Murtnaghurt Lagoon, also known as Murtnaghurt Swamp or Lake Murtnaghurt, is a shallow, ephemeral wetland west of the town of Barwon Heads on the southern coast of the Bellarine Peninsula in Victoria, Australia. It comprises two enclosed depressions, elongated west-east and separated by a low ridge. The wetland is about 2 km in length, and up to 600 m wide, with 4.5 km of shoreline enclosing an area of 81 ha. It is connected by a narrow 2.7 km palaeochannel extending from the lagoon northwards to the main tidal channel of the lower Barwon River.

==Birds==
The lagoon is part of the Bellarine Wetlands Important Bird Area and is recognised as an important site supporting, at times, various threatened species of birds, including the little tern, fairy tern, orange-bellied parrot, swift parrot and hooded plover, as well as many waders which use the whole complex of wetlands in the region.

==Status and conservation==
Murtnaghurt Lagoon is listed under the Ramsar Convention as a wetland of international significance, as part of the Port Phillip Bay (Western Shoreline) and Bellarine Peninsula Ramsar Site. It is also part of the Lake Connewarre State Game Reserve. It is public land which is managed by Parks Victoria and is surrounded by farmland, golf courses and residential housing.. Because of its relatively small size and isolation from the rest of the Lake Connewarre wetland complex it is threatened by edge effects, including pollution from stormwater run-off.

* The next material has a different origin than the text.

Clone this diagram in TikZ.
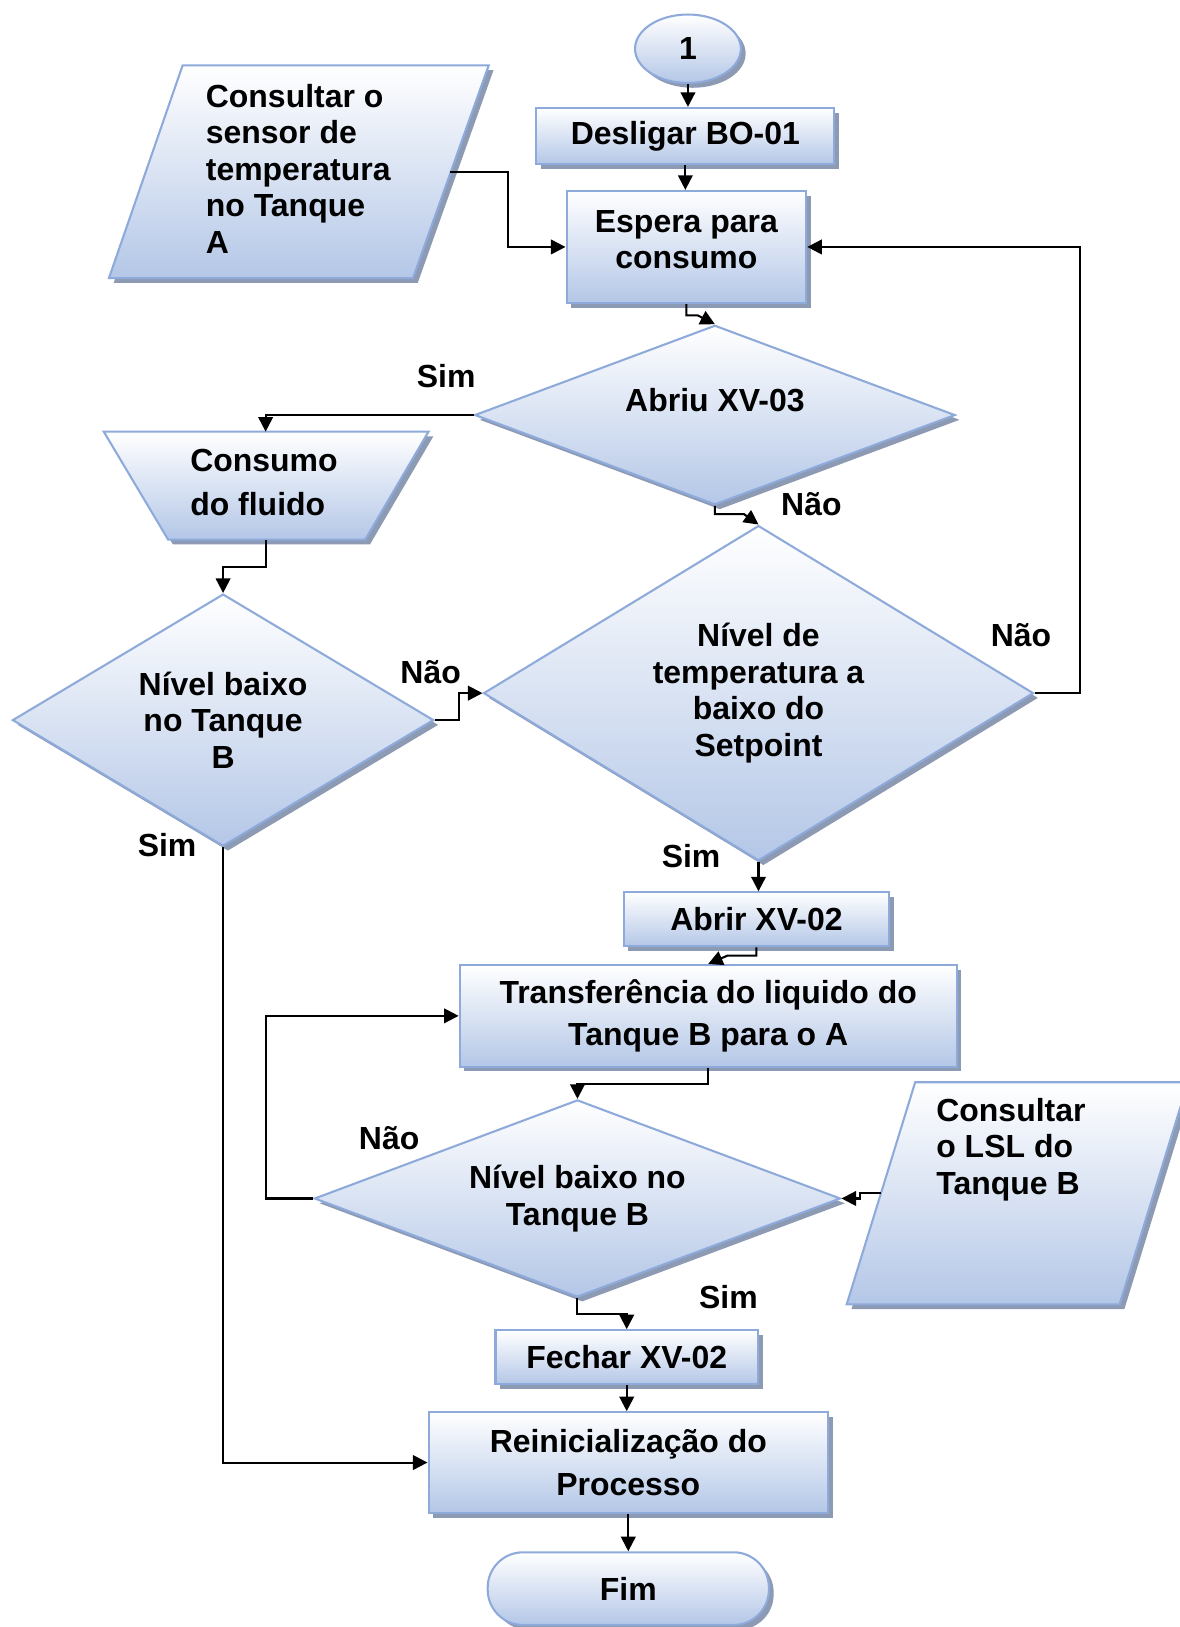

A report by Neville Rosengren for the Save Barwon Heads Alliance recommended that the lagoon should be protected by a geoheritage conservation zone of low intensity land use. It stated that:
"The key elements of this site are relatively inconspicuous, low relief landforms that preserve the materials and the geometry of the earlier sea level landscapes. Research into geoscience features is an ongoing activity as new techniques of analysis and particularly for methods of mapping and displaying geomorphology and dating materials and landforming events become available. Intensive land uses involving close residential sub-division, excavation or other substantial reshaping of landscape would substantially degrade the geoscience significance – and make the materials unavailable for scientific access. The opportunity for further research and monitoring of the processes that formed Murtnaghurt Lagoon would be greatly compromised by extending urban or other high intensity built developments enclosing and adjacent to the site. These activities should not be permitted in the areas enclosing the Murtnaghurt Lagoon."